> [Entries shown]

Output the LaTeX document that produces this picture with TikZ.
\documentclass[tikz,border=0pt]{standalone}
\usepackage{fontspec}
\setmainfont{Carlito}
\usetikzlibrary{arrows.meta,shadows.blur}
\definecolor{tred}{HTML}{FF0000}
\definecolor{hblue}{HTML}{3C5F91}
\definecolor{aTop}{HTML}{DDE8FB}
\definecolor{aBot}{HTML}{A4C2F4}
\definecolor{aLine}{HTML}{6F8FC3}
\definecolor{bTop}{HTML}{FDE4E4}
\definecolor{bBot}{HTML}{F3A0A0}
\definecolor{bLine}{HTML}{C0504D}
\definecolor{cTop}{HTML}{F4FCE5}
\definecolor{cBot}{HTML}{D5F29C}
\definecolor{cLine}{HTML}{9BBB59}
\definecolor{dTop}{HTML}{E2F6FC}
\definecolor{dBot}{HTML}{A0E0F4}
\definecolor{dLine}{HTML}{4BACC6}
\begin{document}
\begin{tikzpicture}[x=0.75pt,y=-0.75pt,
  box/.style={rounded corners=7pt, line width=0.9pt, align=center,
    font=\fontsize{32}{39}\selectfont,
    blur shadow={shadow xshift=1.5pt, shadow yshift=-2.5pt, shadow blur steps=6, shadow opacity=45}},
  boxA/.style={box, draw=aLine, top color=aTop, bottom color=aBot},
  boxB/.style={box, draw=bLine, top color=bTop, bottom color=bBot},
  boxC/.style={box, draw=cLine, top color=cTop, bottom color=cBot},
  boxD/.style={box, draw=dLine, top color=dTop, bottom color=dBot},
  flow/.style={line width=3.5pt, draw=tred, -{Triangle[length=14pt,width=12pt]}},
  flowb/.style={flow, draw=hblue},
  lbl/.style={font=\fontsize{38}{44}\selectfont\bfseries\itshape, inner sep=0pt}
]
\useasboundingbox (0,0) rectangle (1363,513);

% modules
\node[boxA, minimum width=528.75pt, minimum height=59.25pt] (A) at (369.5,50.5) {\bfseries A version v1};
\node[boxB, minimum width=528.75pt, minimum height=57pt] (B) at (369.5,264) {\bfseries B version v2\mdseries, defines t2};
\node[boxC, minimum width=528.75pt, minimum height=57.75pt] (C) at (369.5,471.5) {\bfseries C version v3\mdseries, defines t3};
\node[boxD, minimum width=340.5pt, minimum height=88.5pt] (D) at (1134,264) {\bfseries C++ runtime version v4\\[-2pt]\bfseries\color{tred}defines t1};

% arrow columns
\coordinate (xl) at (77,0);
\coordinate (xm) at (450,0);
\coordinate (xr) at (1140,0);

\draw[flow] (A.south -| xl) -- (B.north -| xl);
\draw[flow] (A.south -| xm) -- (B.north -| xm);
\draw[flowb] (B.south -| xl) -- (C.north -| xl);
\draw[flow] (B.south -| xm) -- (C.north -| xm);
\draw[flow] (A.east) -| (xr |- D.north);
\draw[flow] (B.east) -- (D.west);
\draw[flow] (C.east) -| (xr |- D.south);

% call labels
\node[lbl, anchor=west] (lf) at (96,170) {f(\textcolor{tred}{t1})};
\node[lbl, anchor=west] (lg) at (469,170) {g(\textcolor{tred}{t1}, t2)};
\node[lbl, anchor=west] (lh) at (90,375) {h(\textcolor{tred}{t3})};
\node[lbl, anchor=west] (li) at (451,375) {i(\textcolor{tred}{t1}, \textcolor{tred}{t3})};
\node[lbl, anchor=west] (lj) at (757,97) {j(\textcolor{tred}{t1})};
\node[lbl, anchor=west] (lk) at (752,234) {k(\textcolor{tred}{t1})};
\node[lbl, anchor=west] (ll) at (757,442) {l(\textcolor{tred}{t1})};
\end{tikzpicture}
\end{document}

--

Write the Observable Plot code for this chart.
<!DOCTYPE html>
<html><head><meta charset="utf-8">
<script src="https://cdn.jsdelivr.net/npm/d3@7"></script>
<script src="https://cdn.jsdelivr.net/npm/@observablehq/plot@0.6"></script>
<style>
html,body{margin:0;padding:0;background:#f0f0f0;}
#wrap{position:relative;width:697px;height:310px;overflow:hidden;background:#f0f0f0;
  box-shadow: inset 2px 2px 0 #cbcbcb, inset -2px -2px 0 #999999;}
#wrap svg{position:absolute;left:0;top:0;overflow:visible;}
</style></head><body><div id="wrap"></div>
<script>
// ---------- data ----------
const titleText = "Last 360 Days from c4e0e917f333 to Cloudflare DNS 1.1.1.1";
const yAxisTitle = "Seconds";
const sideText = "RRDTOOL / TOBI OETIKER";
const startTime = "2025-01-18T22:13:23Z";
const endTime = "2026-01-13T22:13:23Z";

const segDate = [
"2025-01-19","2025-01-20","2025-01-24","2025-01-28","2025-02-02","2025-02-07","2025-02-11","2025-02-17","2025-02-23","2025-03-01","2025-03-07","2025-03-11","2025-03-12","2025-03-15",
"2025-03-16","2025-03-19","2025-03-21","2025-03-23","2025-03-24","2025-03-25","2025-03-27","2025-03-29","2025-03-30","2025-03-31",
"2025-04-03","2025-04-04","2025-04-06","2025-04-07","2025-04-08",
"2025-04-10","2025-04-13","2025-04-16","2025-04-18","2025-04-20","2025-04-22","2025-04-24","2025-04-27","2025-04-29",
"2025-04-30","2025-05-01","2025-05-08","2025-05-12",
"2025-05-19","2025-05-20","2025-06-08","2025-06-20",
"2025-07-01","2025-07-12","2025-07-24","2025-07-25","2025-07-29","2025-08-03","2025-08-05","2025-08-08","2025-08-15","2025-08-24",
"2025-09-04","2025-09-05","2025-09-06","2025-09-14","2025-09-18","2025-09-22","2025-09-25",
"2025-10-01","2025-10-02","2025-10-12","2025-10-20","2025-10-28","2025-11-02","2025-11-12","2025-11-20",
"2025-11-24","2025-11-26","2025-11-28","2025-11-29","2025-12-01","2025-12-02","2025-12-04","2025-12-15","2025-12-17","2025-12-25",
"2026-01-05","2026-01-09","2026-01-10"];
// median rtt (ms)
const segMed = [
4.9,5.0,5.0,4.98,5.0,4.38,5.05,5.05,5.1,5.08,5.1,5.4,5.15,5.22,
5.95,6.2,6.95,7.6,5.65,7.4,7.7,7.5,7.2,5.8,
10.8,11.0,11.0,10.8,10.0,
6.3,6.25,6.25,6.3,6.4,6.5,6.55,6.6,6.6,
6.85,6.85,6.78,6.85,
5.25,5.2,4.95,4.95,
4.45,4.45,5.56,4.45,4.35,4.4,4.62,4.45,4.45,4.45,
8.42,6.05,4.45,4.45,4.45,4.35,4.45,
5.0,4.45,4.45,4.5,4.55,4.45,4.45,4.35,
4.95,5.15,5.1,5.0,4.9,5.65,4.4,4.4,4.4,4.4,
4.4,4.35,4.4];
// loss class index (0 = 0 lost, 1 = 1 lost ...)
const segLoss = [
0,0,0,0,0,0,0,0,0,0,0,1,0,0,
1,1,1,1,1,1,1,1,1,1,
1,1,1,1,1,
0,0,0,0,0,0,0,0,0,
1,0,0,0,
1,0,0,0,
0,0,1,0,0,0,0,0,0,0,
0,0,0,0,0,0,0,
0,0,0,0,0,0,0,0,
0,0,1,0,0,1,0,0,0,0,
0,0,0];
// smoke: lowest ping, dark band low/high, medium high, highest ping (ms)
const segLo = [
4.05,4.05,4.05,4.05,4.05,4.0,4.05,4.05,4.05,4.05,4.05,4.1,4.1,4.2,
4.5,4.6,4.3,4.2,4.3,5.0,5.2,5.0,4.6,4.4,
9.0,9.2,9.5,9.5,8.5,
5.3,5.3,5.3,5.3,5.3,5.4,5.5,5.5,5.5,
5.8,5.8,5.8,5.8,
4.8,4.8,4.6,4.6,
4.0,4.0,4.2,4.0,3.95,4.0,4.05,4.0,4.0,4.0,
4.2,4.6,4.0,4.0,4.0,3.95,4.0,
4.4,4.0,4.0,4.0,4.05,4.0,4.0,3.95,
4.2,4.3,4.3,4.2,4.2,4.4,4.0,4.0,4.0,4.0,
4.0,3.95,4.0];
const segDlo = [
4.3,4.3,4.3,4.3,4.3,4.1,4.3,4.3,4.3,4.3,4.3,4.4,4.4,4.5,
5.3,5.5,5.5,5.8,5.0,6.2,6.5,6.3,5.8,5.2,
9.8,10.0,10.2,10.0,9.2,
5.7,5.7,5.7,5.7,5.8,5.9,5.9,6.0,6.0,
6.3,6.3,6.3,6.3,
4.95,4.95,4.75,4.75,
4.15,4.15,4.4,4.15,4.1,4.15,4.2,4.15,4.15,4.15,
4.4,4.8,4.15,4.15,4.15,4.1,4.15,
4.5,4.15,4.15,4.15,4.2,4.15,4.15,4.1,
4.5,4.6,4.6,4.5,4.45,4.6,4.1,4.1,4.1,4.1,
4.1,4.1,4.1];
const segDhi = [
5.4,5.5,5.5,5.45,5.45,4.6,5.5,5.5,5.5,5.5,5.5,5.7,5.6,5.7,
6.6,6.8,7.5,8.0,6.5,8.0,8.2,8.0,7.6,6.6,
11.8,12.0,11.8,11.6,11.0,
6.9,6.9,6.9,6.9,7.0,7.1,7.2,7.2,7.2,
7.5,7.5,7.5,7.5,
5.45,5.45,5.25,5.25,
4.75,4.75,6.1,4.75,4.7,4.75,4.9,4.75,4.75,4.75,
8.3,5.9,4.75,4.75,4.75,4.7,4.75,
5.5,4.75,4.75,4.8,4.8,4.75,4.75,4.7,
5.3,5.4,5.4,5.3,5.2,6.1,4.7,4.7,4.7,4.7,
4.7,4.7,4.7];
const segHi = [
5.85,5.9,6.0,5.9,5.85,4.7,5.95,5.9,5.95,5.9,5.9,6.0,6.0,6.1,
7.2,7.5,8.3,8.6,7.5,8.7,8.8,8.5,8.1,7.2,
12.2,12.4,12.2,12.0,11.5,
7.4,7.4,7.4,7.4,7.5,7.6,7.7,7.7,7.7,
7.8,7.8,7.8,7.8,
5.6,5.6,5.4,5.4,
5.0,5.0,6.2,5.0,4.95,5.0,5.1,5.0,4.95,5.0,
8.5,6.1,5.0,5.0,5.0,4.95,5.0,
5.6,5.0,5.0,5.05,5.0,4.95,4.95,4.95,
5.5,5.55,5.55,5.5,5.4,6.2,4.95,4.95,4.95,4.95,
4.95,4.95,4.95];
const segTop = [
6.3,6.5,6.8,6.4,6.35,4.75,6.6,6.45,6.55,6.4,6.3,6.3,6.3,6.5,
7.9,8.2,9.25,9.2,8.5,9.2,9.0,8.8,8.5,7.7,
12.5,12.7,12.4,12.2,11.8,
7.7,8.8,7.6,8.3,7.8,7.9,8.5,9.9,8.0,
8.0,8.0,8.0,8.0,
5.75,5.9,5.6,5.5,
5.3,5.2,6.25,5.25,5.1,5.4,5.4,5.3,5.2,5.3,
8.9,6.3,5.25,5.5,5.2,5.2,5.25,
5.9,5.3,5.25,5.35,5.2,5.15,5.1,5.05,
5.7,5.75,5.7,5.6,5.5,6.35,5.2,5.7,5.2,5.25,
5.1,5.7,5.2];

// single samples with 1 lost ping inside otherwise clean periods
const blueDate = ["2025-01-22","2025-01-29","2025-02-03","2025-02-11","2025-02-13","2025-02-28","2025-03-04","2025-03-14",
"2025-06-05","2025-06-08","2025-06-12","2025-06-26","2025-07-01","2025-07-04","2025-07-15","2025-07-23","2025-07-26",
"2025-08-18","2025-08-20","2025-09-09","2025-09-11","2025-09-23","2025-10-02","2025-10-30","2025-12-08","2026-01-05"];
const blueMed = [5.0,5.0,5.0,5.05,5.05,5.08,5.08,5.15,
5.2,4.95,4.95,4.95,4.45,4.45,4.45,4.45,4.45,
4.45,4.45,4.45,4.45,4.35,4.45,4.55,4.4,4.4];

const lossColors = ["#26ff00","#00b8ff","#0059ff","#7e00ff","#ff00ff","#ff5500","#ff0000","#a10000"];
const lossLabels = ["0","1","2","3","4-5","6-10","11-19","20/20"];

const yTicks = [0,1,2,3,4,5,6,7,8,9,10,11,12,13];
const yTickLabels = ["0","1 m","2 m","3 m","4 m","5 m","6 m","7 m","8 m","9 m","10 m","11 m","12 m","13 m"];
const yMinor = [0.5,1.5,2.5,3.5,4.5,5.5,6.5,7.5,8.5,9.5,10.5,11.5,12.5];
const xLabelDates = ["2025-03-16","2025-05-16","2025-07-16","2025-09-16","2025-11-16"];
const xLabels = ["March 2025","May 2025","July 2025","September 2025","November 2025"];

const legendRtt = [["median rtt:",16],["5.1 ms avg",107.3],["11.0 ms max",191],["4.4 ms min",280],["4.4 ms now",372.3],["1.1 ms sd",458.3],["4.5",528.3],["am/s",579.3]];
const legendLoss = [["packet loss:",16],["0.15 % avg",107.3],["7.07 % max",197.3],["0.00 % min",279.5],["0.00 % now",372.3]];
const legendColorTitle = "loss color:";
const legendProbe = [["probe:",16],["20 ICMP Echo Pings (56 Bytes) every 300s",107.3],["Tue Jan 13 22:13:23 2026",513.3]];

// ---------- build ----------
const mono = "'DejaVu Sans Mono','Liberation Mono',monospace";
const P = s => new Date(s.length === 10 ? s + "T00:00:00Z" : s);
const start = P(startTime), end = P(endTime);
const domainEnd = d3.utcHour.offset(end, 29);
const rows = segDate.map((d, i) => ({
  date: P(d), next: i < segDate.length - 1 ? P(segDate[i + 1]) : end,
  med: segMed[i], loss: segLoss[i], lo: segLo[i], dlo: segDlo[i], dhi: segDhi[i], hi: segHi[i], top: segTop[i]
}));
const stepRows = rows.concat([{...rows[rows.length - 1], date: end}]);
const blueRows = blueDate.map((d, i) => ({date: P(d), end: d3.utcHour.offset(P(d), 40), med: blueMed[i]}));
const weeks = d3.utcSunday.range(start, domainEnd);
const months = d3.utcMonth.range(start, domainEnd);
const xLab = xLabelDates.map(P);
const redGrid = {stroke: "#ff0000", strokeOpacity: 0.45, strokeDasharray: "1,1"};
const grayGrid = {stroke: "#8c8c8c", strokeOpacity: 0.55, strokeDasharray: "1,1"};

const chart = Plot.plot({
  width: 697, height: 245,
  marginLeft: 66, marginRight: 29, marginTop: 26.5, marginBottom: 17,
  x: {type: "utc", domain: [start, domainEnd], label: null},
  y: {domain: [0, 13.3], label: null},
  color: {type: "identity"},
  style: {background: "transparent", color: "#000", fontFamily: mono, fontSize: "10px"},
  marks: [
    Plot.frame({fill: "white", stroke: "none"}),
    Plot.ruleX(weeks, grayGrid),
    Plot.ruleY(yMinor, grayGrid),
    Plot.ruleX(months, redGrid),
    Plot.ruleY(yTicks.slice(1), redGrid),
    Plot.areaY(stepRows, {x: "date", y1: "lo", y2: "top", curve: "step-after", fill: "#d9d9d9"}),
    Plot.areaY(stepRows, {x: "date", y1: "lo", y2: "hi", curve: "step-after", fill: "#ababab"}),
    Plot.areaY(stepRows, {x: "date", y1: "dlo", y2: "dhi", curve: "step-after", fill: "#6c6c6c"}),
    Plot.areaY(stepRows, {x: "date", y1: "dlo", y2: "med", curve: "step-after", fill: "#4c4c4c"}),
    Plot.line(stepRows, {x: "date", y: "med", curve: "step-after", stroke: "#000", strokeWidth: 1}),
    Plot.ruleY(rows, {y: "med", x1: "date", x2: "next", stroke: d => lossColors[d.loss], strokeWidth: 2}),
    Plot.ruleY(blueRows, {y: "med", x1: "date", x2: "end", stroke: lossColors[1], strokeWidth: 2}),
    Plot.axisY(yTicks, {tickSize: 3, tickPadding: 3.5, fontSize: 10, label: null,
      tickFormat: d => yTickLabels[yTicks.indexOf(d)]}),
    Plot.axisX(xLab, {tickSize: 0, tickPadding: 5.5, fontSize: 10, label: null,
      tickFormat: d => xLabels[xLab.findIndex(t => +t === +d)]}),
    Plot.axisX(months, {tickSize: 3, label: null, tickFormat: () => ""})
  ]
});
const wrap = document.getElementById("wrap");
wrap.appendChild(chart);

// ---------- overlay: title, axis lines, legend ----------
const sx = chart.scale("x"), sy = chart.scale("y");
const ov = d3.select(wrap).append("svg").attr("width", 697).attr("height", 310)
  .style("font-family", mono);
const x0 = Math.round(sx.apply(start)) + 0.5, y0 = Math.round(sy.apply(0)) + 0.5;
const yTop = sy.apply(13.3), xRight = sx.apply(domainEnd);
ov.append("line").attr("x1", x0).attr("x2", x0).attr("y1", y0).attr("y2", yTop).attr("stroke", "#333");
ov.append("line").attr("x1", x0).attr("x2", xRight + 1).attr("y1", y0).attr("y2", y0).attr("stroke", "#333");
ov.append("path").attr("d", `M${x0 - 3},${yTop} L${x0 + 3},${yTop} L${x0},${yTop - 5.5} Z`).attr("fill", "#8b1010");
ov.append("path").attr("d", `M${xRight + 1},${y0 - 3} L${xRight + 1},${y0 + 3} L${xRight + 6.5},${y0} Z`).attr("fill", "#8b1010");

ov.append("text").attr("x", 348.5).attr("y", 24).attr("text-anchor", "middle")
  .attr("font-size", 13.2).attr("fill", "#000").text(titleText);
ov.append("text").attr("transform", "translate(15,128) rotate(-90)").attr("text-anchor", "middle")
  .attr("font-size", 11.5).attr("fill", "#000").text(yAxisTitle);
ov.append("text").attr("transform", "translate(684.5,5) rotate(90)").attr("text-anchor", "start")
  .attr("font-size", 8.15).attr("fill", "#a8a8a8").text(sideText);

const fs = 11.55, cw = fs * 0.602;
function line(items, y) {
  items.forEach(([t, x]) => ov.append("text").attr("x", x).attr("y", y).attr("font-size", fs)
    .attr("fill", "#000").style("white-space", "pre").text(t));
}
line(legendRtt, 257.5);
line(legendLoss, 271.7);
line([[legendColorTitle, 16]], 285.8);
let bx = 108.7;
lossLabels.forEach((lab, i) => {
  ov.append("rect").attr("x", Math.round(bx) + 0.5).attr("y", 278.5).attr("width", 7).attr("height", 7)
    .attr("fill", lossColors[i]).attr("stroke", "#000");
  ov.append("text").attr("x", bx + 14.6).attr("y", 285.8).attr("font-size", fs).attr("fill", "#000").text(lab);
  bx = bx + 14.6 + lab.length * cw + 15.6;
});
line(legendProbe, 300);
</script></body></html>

> [Written task] From the entries above, copy every line where the word "with" shows up.

> [Reply]
Output the LaTeX document that produces this picture with TikZ.
// single samples with 1 lost ping inside otherwise clean periods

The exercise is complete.